Forgive Boris Kindij for not seeming all that intimidated by an independent mayoral run that features little to very, very little name recognition, funding or political experience.
After all, a couple years fighting as a “foot soldier” in the Croatian War of Independence before coming to “the new world” in pursuit of opportunity tends to change one’s perspective.
“It was hell, man,” Kindij told NinetyNine of the war during a Tuesday night interview. “There was an arranged war between the Croatian political mafia and the [Socialist Federal Republic of Yugoslavia] political mafia and the intention was to divide Bosnia-Herzegovina and steal anything that can be stolen.”
He shared that historical perspective to make the case that “what’s happening in Philadelphia is very similar to what happened in Croatia,” actual war not included.
“I call it a political mafia, but it’s a small group of people ruling the city, enriching themselves, not caring about the people,” he said. “I saw Philadelphia being a very corrupted city, a very mismanaged city and, in power, a small group of people.
“It’s not about the Democratic machine, but the people themselves, the character of the people. They use the machine to get in power, steal and enrich themselves. So, I made a decision to do something about it.”
What Kindij — a real-estate property manager who is on call 24/7 for emergencies — decided was to run for mayor in November’s general election because he’d seen “a lot of injustice as I traveled around Philadelphia,” he explained.
He also wasn’t impressed by what he saw during the mayoral-primary season, saying that Democrat Jim Kenney seems like a nice enough guy but beholden to “patrons” who helped get him elected.
“I just woke up one day in the beginning of April and thought, ‘Let me do something for the people,'” said Kindij, 41, who came to the United States to attend the University of New Hampshire before living in Denver, Minneapolis, Los Angeles and, chasing love, Philadelphia.
That latter stop led to a 10-year marriage and citizenship.
“You only live once. I asked myself, ‘Why not?'” the once-divorced currently engaged father of two said, noting that he personally gathered some 2,400 petition signatures in some of the city’s roughest pockets. “Nobody knew who I was. I started at ground zero. I made a decision to do something that is right, that is just and that is fair in life.”
To that end, Kindij — one of four candidates who find themselves chasing Kenney — personally crafted a platform letter that, among other things, calls for privatized trash collection, the formation of a privatized security force, fighting back against entrenched corruption that “anybody with a brain can see going on,” tax reductions and abatement extensions.
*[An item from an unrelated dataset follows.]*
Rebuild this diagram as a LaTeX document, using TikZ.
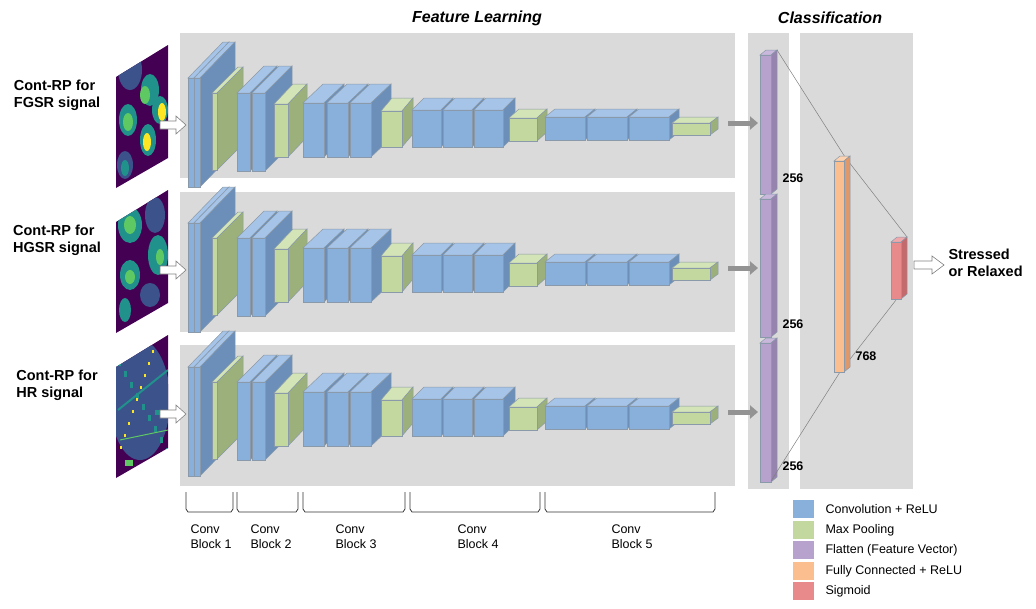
\documentclass[tikz,border=0pt]{standalone}
\usepackage{fontspec}
\setmainfont{Liberation Sans}
\usetikzlibrary{arrows.meta}
\definecolor{panel}{HTML}{DADADA}
\definecolor{edge}{HTML}{8A9AAA}
\definecolor{cb}{HTML}{88B0DA}\definecolor{cbtop}{HTML}{A6C4E8}\definecolor{cbside}{HTML}{6B8FB8}
\definecolor{cg}{HTML}{C3D89E}\definecolor{cgtop}{HTML}{D3E4B6}\definecolor{cgside}{HTML}{9BB07A}
\definecolor{cp}{HTML}{B7A2CE}\definecolor{cptop}{HTML}{C9B8DC}\definecolor{cpside}{HTML}{9683AE}
\definecolor{co}{HTML}{FBBE8E}\definecolor{cotop}{HTML}{FDD2B0}\definecolor{coside}{HTML}{DE986A}
\definecolor{cr}{HTML}{E8898B}\definecolor{crtop}{HTML}{F0A8AA}\definecolor{crside}{HTML}{C46A6C}
\definecolor{vd}{HTML}{440154}\definecolor{vb}{HTML}{3B528B}\definecolor{vt}{HTML}{21918C}\definecolor{vg}{HTML}{5EC962}\definecolor{vy}{HTML}{FDE725}
\newcommand\cub[7]{%
 \filldraw[fill=#7top,draw=edge,line width=0.5pt] (#1,#2) -- ++(#5,-#6) -- ++(#3,0) -- ++(-#5,#6) -- cycle;
 \filldraw[fill=#7side,draw=edge,line width=0.5pt] ({#1+#3},#2) -- ++(#5,-#6) -- ++(0,#4) -- ++(-#5,#6) -- cycle;
 \filldraw[fill=#7,draw=edge,line width=0.5pt] (#1,#2) rectangle ++(#3,#4);}
\newcommand\cnnrow{%
 \cub{188}{78}{6}{109}{35}{36}{cb}\cub{194}{78}{6}{109}{35}{36}{cb}
 \cub{212}{93}{5}{77}{26}{26}{cg}
 \cub{237}{93}{13}{78}{27}{27}{cb}\cub{252}{93}{13}{78}{27}{27}{cb}
 \cub{274}{104}{14}{53}{19}{20}{cg}
 \cub{303}{103}{21}{54}{20}{19}{cb}\cub{327}{103}{21}{54}{20}{19}{cb}\cub{350}{103}{21}{54}{20}{19}{cb}
 \cub{381}{111}{21}{36}{11}{13}{cg}
 \cub{412}{110}{29}{37}{12}{12}{cb}\cub{443}{110}{29}{37}{12}{12}{cb}\cub{474}{110}{29}{37}{12}{12}{cb}
 \cub{509}{118}{28}{23}{10}{9}{cg}
 \cub{545}{117}{40}{23}{10}{8}{cb}\cub{587}{117}{40}{23}{10}{8}{cb}\cub{629}{117}{40}{23}{10}{8}{cb}
 \cub{672}{123}{38}{12}{8}{6}{cg}
 \draw[line width=5pt,color=gray!85,-{Triangle[length=8pt,width=13pt]}] (728,123) -- (758,123);
 \draw[fill=white,draw=gray,line width=0.6pt] (160,121) -- (176,121) -- (176,116) -- (186,125) -- (176,134) -- (176,129) -- (160,129) -- cycle;}
\newcommand\heat[1]{%
 \begin{scope}
 \clip (116,77) -- (168,45) -- (168,158) -- (116,188) -- cycle;
 \fill[vd] (100,30) rectangle (180,200);
 #1
 \end{scope}}
\begin{document}
\begin{tikzpicture}[x=1pt,y=-1pt,
 lab/.style={font=\bfseries\fontsize{14.5}{17}\selectfont,align=left},
 num/.style={font=\bfseries\fontsize{12.5}{14}\selectfont},
 small/.style={font=\fontsize{12.5}{15}\selectfont,align=left}]
\useasboundingbox (0,0) rectangle (1036,608);
% panels
\fill[panel] (180,33) rectangle (735,178);
\fill[panel] (180,192) rectangle (735,332);
\fill[panel] (180,345) rectangle (735,486);
\fill[panel] (748,33) rectangle (789,489);
\fill[panel] (800,33) rectangle (913,489);
\node[font=\bfseries\itshape\fontsize{16}{18}\selectfont] (t1) at (477,18) {Feature Learning};
\node[font=\bfseries\itshape\fontsize{16}{18}\selectfont] (t2) at (830,18) {Classification};
% heatmaps
\heat{\fill[vb] (130,70) ellipse (12 and 20);\fill[vt] (150,90) ellipse (9 and 16);\fill[vg] (145,95) ellipse (5 and 9);
 \fill[vt] (160,110) ellipse (8 and 14);\fill[vy] (162,112) ellipse (4 and 9);\fill[vt] (128,120) ellipse (9 and 16);\fill[vg] (128,122) ellipse (5 and 9);
 \fill[vt] (148,140) ellipse (8 and 16);\fill[vy] (147,142) ellipse (4 and 9);\fill[vb] (125,165) ellipse (8 and 14);\fill[vt] (125,168) ellipse (4 and 8);}
\begin{scope}[yshift=-145pt]
\heat{\fill[vt] (130,80) ellipse (12 and 18);\fill[vg] (130,80) ellipse (6 and 9);\fill[vb] (155,70) ellipse (10 and 18);
 \fill[vt] (158,110) ellipse (10 and 20);\fill[vg] (160,112) ellipse (4 and 8);\fill[vt] (130,130) ellipse (10 and 15);\fill[vg] (130,132) ellipse (5 and 7);
 \fill[vb] (150,150) ellipse (10 and 12);\fill[vt] (125,165) ellipse (6 and 12);}
\end{scope}
\begin{scope}[yshift=-290pt]
\heat{\fill[vb] (140,110) ellipse (30 and 60);
 \foreach \a in {0,...,8}{\fill[vt] ({118+\a*6},{70+\a*11}) rectangle ++(3,6);\fill[vy] ({152-\a*4},{60+\a*12}) rectangle ++(2,3);}
 \draw[vt,line width=2pt] (118,120) -- (168,80);\draw[vg,line width=1pt] (120,150) -- (168,140);
 \fill[vg] (125,170) rectangle ++(8,6);\fill[vt] (155,120) rectangle ++(10,5);}
\end{scope}
% labels left
\node[lab] (l1) at (57,95) {Cont-RP for\\FGSR signal};
\node[lab] (l2) at (57,240) {Cont-RP for\\HGSR signal};
\node[lab] (l3) at (57,385) {Cont-RP for\\HR signal};
% cnn rows
\cnnrow
\begin{scope}[yshift=-145pt]\cnnrow\end{scope}
\begin{scope}[yshift=-289pt]\cnnrow\end{scope}
% flatten bars
\cub{760}{55}{11}{139}{6}{5}{cp}
\cub{760}{199}{11}{138}{6}{5}{cp}
\cub{760}{343}{11}{139}{6}{5}{cp}
\node[num] (n1) at (793,178) {256};
\node[num] (n2) at (793,324) {256};
\node[num] (n3) at (793,466) {256};
% connecting lines
\draw[gray,line width=0.5pt] (777,50) -- (845,157) -- (907,237);
\draw[gray,line width=0.5pt] (771,481) -- (840,372) -- (896,300);
\cub{834}{161}{10}{211}{6}{5}{co}
\node[num] (n4) at (866,356) {768};
\cub{891}{242}{10}{57}{6}{5}{cr}
\draw[fill=white,draw=gray,line width=0.6pt] (914,261) -- (932,261) -- (932,256) -- (944,265) -- (932,274) -- (932,269) -- (914,269) -- cycle;
\node[lab,anchor=west] (out) at (945,263) {Stressed\\or Relaxed};
% brackets
\foreach \a/\b in {186/233,237/298,303/405,410/540,545/715}
 \draw[black!80,line width=0.8pt] (\a,492) -- (\a,509) -- ++(2,3) -- ({\b-2},512) -- (\b,509) -- (\b,492);
\node[small] (b1) at (211,537) {Conv\\Block 1};
\node[small] (b2) at (271,537) {Conv\\Block 2};
\node[small] (b3) at (356,537) {Conv\\Block 3};
\node[small] (b4) at (478,537) {Conv\\Block 4};
\node[small] (b5) at (632,537) {Conv\\Block 5};
% legend
\foreach \c/\t/\y in {cb/Convolution + ReLU/509,cg/Max Pooling/530,cp/Flatten (Feature Vector)/550,co/Fully Connected + ReLU/571,cr/Sigmoid/591}{
 \fill[\c] (793,{\y-9}) rectangle (814,{\y+9});
 \node[small,anchor=west] at (822,\y) {\t};}
\end{tikzpicture}
\end{document}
He also wants to end DROP (for all employees except police officers and firefighters), dismantle the School Reform Commission, boost the number of minority recruits in the Philadelphia Police Department and entice former mayoral candidate Sam Katz into joining his administration. (Katz, who doesn’t know Kindij, said he responded that he couldn’t sign on to any potential post because he is “focused elsewhere.”)
Over a four-month period, he met a slew of people in his travels across town. He said he saw a lot of desperation. Well, after people — including drug dealers — asked whether he was lost and/or an undercover police officer.
“I talked to so many people, hearing what they need, what they complain about and what they hope for. Practically, there was no hope,” he said.
“I was the only white guy in black neighborhoods collecting signatures, by myself, from 6 to 9 or 10 o’clock at night,” he continued. “People I met want to change their situation. They just wanted jobs. Even the drug dealers. They had families and kids, and they just wanted jobs.”
He’s hoping that legwork earns him some goes-to-the-polls good will, but does have some other workarounds to his current political challenges.
He already sent out an estimated 250 emails to various religious organizations seeking an audience, as he prepares for the United Way’s mayoral town-hall debate on Sept. 29 and plans to paper the city with “a quarter-million fliers” with the help of (hopefully) 100 volunteers.
“If I can get out there like that and meet thousands more people, I can tell you right now that I will win because people are sick and tired of the current political establishment. Crooks,” he said. “People say that without money, you won’t get too far, but I’m a chess player. You have to play smart with all the resources you have. The most important thing is what’s happening on the ground.”
Kindij cited ridiculously low voter-turnout numbers in May — specifically that among millennials who he labeled “the crucial ones who can change the political structure of Philadelphia for the better” — as evidence that a longshot like him does, in fact, have a shot.
“It’s not like it’s a done deal,” he said. “I’m not experienced in politics, but politics is in everything. Marriage is politics. Business is politics. It’s all about how you play a chess game. I believe that.
“It’s true that I don’t have any financial resources, or any political background, political financial backup, but I wouldn’t be running for mayor if I strongly agreed that I don’t have a chance. Everybody has a chance.”